Prediction of the Aqueous Solubility of Compounds Based on Light Gradient Boosting Machines with Molecular Fingerprints and the Cuckoo Search Algorithm

ACS Omega. 2022 Nov 8;7(46):42027-42035. doi: 10.1021/acsomega.2c03885. eCollection 2022 Nov 22.

Abstract

Aqueous solubility is one of the most important physicochemical properties in drug discovery. At present, the prediction of aqueous solubility of compounds is still a challenging problem. Machine learning has shown great potential in solubility prediction. Most machine learning models largely rely on the setting of hyperparameters, and their performance can be improved by setting the hyperparameters in a better way. In this paper, we used MACCS fingerprints to represent the structural features and optimized the hyperparameters of the light gradient boosting machine (LightGBM) with the cuckoo search algorithm (CS). Based on the above representation and optimization, the CS-LightGBM model was established to predict the aqueous solubility of 2446 organic compounds and the obtained prediction results were compared with those obtained with the other six different machine learning models (RF, GBDT, XGBoost, LightGBM, SVR, and BO-LightGBM).

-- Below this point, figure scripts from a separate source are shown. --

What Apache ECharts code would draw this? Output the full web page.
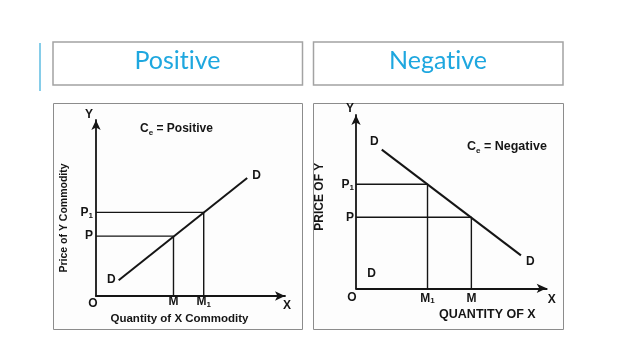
<!DOCTYPE html>
<html>
<head>
<meta charset="utf-8">
<style>
html,body{margin:0;padding:0;background:#fff;}
#chart{width:638px;height:359px;}
</style>
<script src="https://cdn.jsdelivr.net/npm/echarts@6/dist/echarts.min.js"></script>
</head>
<body>
<div id="chart"></div>
<script>
// ---------- data ----------
const headerTitles = ['Posit\u200Cive', 'Negat\u200Cive'];
const panelFormulas = ['Positive', 'Negative'];

// Positive cross elasticity panel
const posM = 41, posM1 = 57;
const posP = 34, posP1 = 47.5;
const posDemand = [[12, 9], [80, 67]];
const posXTickValues = [0, posM, posM1, 100];
const posXTickLabels = ['O', 'M', 'M1', 'X'];
const posYTickValues = [posP, posP1, 100];
const posYTickLabels = ['P', 'P1', 'Y'];
const posXTitle = 'Quantity of X Commodity';
const posYTitle = 'Price of Y Commodity';

// Negative cross elasticity panel
const negM1 = 37.5, negM = 60.5;
const negP1 = 60, negP = 41;
const negDemand = [[13.5, 80], [86.5, 19]];
const negStrayD = [[8.2, 8.7]];
const negXTickValues = [0, negM1, negM, 100];
const negXTickLabels = ['O', 'M1', 'M', 'X'];
const negYTickValues = [negP, negP1, 100];
const negYTickLabels = ['P', 'P1', 'Y'];
const negXTitle = 'QUANTITY OF X';
const negYTitle = 'PRICE OF Y';

// ---------- styling helpers ----------
const INK = '#151515';
const FF = '"Liberation Sans", Arial, sans-serif';

function richLabel(txt, key) {
  if (txt.length === 2) return '{' + key + '|' + txt[0] + '}{s|' + txt[1] + '}';
  return '{' + key + '|' + txt + '}';
}
function baseRich(extra) {
  const base = {fontSize: 12, fontWeight: 'bold', fontFamily: FF, color: INK, lineHeight: 12};
  const r = {
    a: Object.assign({}, base),
    s: {fontSize: 8, fontWeight: 'bold', fontFamily: FF, color: INK, lineHeight: 12, verticalAlign: 'bottom', padding: [0, 0, -1, 0]}
  };
  for (const k in extra) r[k] = Object.assign({}, base, extra[k]);
  return r;
}

function makeXAxis(gridIndex, values, labels, title, nameGap, namePad, margin, rich, keyFn, nameSize) {
  return {
    type: 'value', gridIndex: gridIndex, min: 0, max: 100,
    splitLine: {show: false},
    axisTick: {show: false},
    axisLine: {show: true, symbol: ['none', 'arrow'], symbolSize: [7, 10], lineStyle: {color: INK, width: 1.8}},
    axisLabel: {
      show: true, customValues: values, margin: margin,
      formatter: function (v) { const i = values.indexOf(v); return richLabel(labels[i], keyFn(i)); },
      rich: rich
    },
    name: title, nameLocation: 'middle', nameGap: nameGap,
    nameTextStyle: {fontSize: nameSize, fontWeight: 'bold', fontFamily: FF, color: INK, padding: namePad}
  };
}
function makeYAxis(gridIndex, values, labels, title, nameGap, namePad, margin, rich, keyFn, nameSize) {
  return {
    type: 'value', gridIndex: gridIndex, min: 0, max: 100,
    splitLine: {show: false},
    axisTick: {show: false},
    axisLine: {show: true, symbol: ['none', 'arrow'], symbolSize: [7, 10], lineStyle: {color: INK, width: 1.8}},
    axisLabel: {
      show: true, customValues: values, margin: margin,
      formatter: function (v) { const i = values.indexOf(v); return richLabel(labels[i], keyFn(i)); },
      rich: rich
    },
    name: title, nameLocation: 'middle', nameGap: nameGap, nameRotate: 90,
    nameTextStyle: {fontSize: nameSize, fontWeight: 'bold', fontFamily: FF, color: INK, padding: namePad}
  };
}

function dropLines(gridIdx, m, p) {
  return {
    type: 'line', xAxisIndex: gridIdx, yAxisIndex: gridIdx,
    data: [[0, p], [m, p], [m, 0]],
    symbol: 'none', lineStyle: {color: INK, width: 1.4}, silent: true, z: 3
  };
}
function demandLine(gridIdx, pts, labelCfgs) {
  return {
    type: 'line', xAxisIndex: gridIdx, yAxisIndex: gridIdx,
    data: pts.map(function (pt, i) {
      return {value: pt, label: Object.assign({show: true, formatter: 'D', fontSize: 12, fontWeight: 'bold', fontFamily: FF, color: INK}, labelCfgs[i])};
    }),
    symbol: 'circle', symbolSize: 0.01, showSymbol: true,
    itemStyle: {color: INK},
    lineStyle: {color: INK, width: 2}, silent: true, z: 4
  };
}

function ceTitle(word, left, top, size) {
  return {
    text: '{c|C}{s|e}{c| = ' + word + '}', left: left, top: top,
    textStyle: {rich: {
      c: {fontSize: size, fontWeight: 'bold', fontFamily: FF, color: INK, lineHeight: 14},
      s: {fontSize: 8, fontWeight: 'bold', fontFamily: FF, color: INK, lineHeight: 14, verticalAlign: 'bottom', padding: [0, 0, -1, 0]}
    }}
  };
}

const chart = echarts.init(document.getElementById('chart'), null, {renderer: 'canvas'});

const option = {
  animation: false,
  backgroundColor: '#ffffff',
  graphic: [
    {type: 'line', shape: {x1: 40, y1: 43, x2: 40, y2: 91}, style: {stroke: '#86cde9', lineWidth: 2}},
    {type: 'rect', shape: {x: 53, y: 42, width: 249.5, height: 43}, style: {fill: '#fff', stroke: '#a3a3a3', lineWidth: 1.5}},
    {type: 'rect', shape: {x: 313.5, y: 42, width: 249.5, height: 43}, style: {fill: '#fff', stroke: '#a3a3a3', lineWidth: 1.5}},
    {type: 'text', x: 177.5, y: 61, style: {text: headerTitles[0], textAlign: 'center', textVerticalAlign: 'middle', font: '25px Lato, "Open Sans", sans-serif', fill: '#1ea7df'}},
    {type: 'text', x: 438, y: 61, style: {text: headerTitles[1], textAlign: 'center', textVerticalAlign: 'middle', font: '25px Lato, "Open Sans", sans-serif', fill: '#1ea7df'}},
    {type: 'rect', z: -10, shape: {x: 53.5, y: 103.5, width: 249, height: 226}, style: {fill: '#fdfdfd', stroke: '#8c8c8c', lineWidth: 1}},
    {type: 'rect', z: -10, shape: {x: 313.5, y: 103.5, width: 250, height: 226}, style: {fill: '#fdfdfd', stroke: '#8c8c8c', lineWidth: 1}}
  ],
  title: [
    ceTitle(panelFormulas[0], 135, 117, 12),
    ceTitle(panelFormulas[1], 462, 135, 12.5)
  ],
  grid: [
    {left: 96, top: 120, width: 189, height: 176},
    {left: 356, top: 115, width: 190.7, height: 173.3}
  ],
  xAxis: [
    makeXAxis(0, posXTickValues, posXTickLabels, posXTitle, 17, [0, 22, 0, 0], 0,
      baseRich({o: {padding: [3, 6, 0, 0]}, x: {padding: [8, 0, 0, 4]}}),
      function (i) { return i === 0 ? 'o' : (i === 3 ? 'x' : 'a'); }, 11.5),
    makeXAxis(1, negXTickValues, negXTickLabels, negXTitle, 20, [0, 0, 0, 72], 3,
      baseRich({a: {padding: [3, 0, 0, 0]}, o: {padding: [0, 8, 0, 0]}, x: {padding: [4, 0, 0, 10]}}),
      function (i) { return i === 0 ? 'o' : (i === 3 ? 'x' : 'a'); }, 12.5)
  ],
  yAxis: [
    makeYAxis(0, posYTickValues, posYTickLabels, posYTitle, 26, [0, 20, 0, 0], 3,
      baseRich({y: {padding: [0, 0, 10, 0]}}),
      function (i) { return i === 2 ? 'y' : 'a'; }, 10.5),
    makeYAxis(1, negYTickValues, negYTickLabels, negYTitle, 30, [0, 0, 0, 10], 2,
      baseRich({y: {padding: [0, 0, 13, 0]}}),
      function (i) { return i === 2 ? 'y' : 'a'; }, 12)
  ],
  series: [
    dropLines(0, posM, posP),
    dropLines(0, posM1, posP1),
    demandLine(0, posDemand, [{position: 'left', distance: 3}, {position: 'right', distance: 5, offset: [0, -2]}]),
    dropLines(1, negM1, negP1),
    dropLines(1, negM, negP),
    demandLine(1, negDemand, [{position: 'left', distance: 3, offset: [0, -8]}, {position: 'right', distance: 5, offset: [0, 6]}]),
    {
      type: 'scatter', xAxisIndex: 1, yAxisIndex: 1, data: negStrayD,
      symbolSize: 0.01, itemStyle: {color: INK, opacity: 1}, silent: true,
      label: {show: true, position: 'inside', formatter: 'D', fontSize: 12, fontWeight: 'bold', fontFamily: FF, color: INK}
    }
  ]
};
chart.setOption(option);
</script>
</body>
</html>
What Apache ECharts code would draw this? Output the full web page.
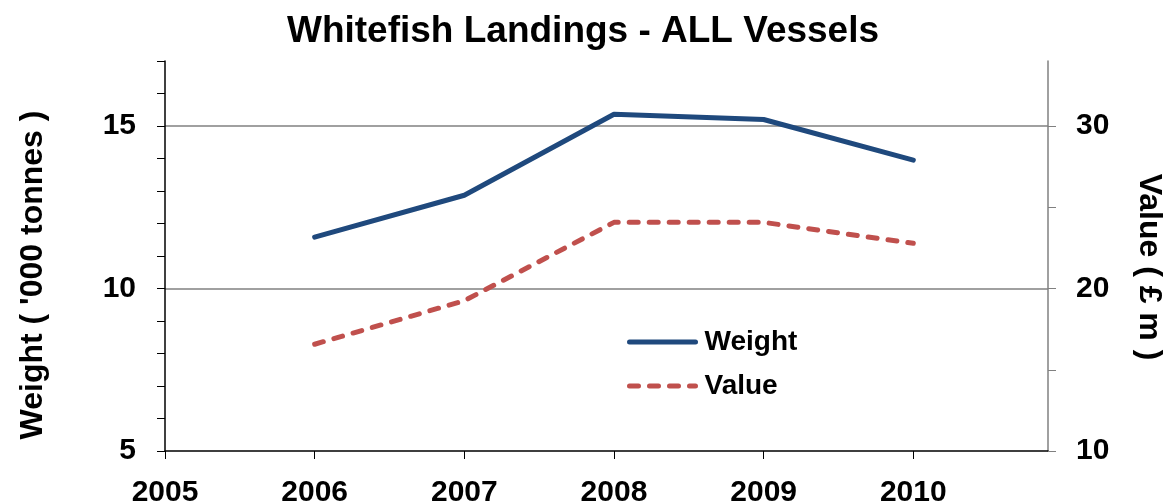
<!DOCTYPE html>
<html>
<head>
<meta charset="utf-8">
<script src="https://cdn.jsdelivr.net/npm/echarts@6/dist/echarts.min.js"></script>
<style>
  html, body { margin: 0; padding: 0; background: #fff; }
  #chart { width: 1166px; height: 503px; }
</style>
</head>
<body>
<div id="chart"></div>
<script>
// data
const years = [2006, 2007, 2008, 2009, 2010]
const weight = [11.58, 12.87, 15.36, 15.2, 13.95] // '000 tonnes
const value = [16.57, 19.25, 24.07, 24.07, 22.78] // £ m
const yearTicks = [2005, 2006, 2007, 2008, 2009, 2010]
const weightTicks = [5, 6, 7, 8, 9, 10, 11, 12, 13, 14, 15, 16, 17]
const weightLabels = [5, 10, 15]
const valueTicks = [10, 15, 20, 25, 30]
const valueLabels = [10, 20, 30]

const FONT = '"Liberation Sans", Arial, sans-serif'
const BLUE = '#1F497D'
const RED = '#C0504D'

const chart = echarts.init(document.getElementById('chart'))

const labelStyle = { fontFamily: FONT, fontSize: 30, fontWeight: 'bold', color: '#000' }

chart.setOption({
  animation: false,
  title: {
    text: 'Whitefish Landings - ALL Vessels',
    left: 'center',
    top: 8,
    textStyle: { fontFamily: FONT, fontSize: 37, fontWeight: 'bold', color: '#000' },
  },
  legend: {
    orient: 'vertical',
    left: 622,
    top: 322,
    itemWidth: 66,
    itemHeight: 14,
    itemGap: 14,
    itemStyle: { opacity: 0 },
    lineStyle: { width: 5, cap: 'round' },
    textStyle: { fontFamily: FONT, fontSize: 28, fontWeight: 'bold', color: '#000', lineHeight: 30, padding: [0, 0, 0, 4] },
    data: ['Weight', 'Value'],
  },
  grid: { left: 165, right: 118, top: 61, bottom: 52, outerBoundsMode: 'none' },
  xAxis: {
    type: 'value',
    min: 2005,
    max: 2010.9,
    interval: 1,
    axisLine: { lineStyle: { color: '#000', width: 1.5 } },
    axisTick: { show: true, length: 8, customValues: yearTicks, lineStyle: { color: '#000' } },
    axisLabel: Object.assign({
      customValues: yearTicks,
      margin: 27,
      formatter: (v) => String(v),
    }, labelStyle),
    splitLine: { show: false },
  },
  yAxis: [
    {
      type: 'value',
      position: 'left',
      min: 5,
      max: 17,
      name: "Weight ( '000 tonnes )",
      nameLocation: 'middle',
      nameGap: 116,
      nameRotate: 90,
      nameTextStyle: { fontFamily: FONT, fontSize: 32, fontWeight: 'bold', color: '#000', padding: [0, 38, 0, 0] },
      axisLine: { show: true, lineStyle: { color: '#000', width: 1.5 } },
      axisTick: { show: true, length: 8, customValues: weightTicks, lineStyle: { color: '#000' } },
      axisLabel: Object.assign({ customValues: weightLabels, margin: 29 }, labelStyle),
      splitLine: { show: false },
    },
    {
      type: 'value',
      position: 'right',
      min: 10,
      max: 34,
      name: 'Value ( £ m )',
      nameLocation: 'middle',
      nameGap: 85,
      nameRotate: -90,
      nameTextStyle: { fontFamily: FONT, fontSize: 32, fontWeight: 'bold', color: '#000', padding: [0, 0, 0, 22] },
      axisLine: { show: true, lineStyle: { color: '#808080', width: 1.5 } },
      axisTick: { show: true, length: 8, customValues: valueTicks, lineStyle: { color: '#808080' } },
      axisLabel: Object.assign({ customValues: valueLabels, margin: 28 }, labelStyle),
      splitLine: { show: false },
    },
    {
      // gridlines only, every 5 on the weight scale
      type: 'value',
      position: 'left',
      min: 5,
      max: 17,
      interval: 5,
      axisLine: { show: false },
      axisTick: { show: false },
      axisLabel: { show: false },
      splitLine: {
        show: true,
        showMinLine: false,
        showMaxLine: false,
        lineStyle: { color: '#A0A0A0', width: 2 },
      },
    },
  ],
  series: [
    {
      name: 'Weight',
      type: 'line',
      yAxisIndex: 0,
      symbol: 'none',
      data: years.map((y, i) => [y, weight[i]]),
      lineStyle: { color: BLUE, width: 5, cap: 'round', join: 'round' },
      itemStyle: { color: BLUE },
      z: 3,
    },
    {
      name: 'Value',
      type: 'line',
      yAxisIndex: 1,
      symbol: 'none',
      data: years.map((y, i) => [y, value[i]]),
      lineStyle: { color: RED, width: 5, type: [9, 11], cap: 'round', join: 'round' },
      itemStyle: { color: RED },
      z: 3,
    },
  ],
})
</script>
</body>
</html>
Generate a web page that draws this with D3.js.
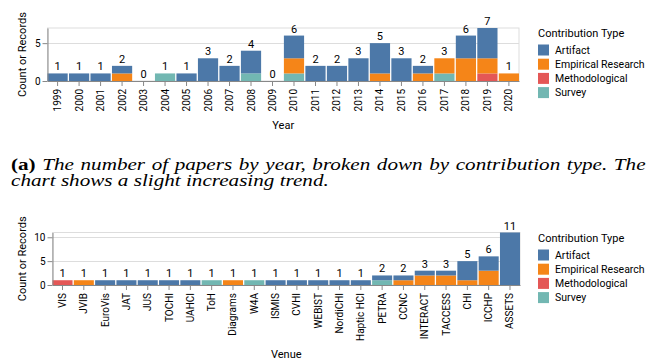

The comparison results showed that the CS-LightGBM model had a better prediction performance than the other six different models. RMSE, MAE, and R 2 of the CS-LightGBM model were, respectively, 0.7785, 0.5117, and 0.8575. In addition, this model has good scalability and can be used to solve solubility prediction problems in other fields such as solvent selection and drug screening.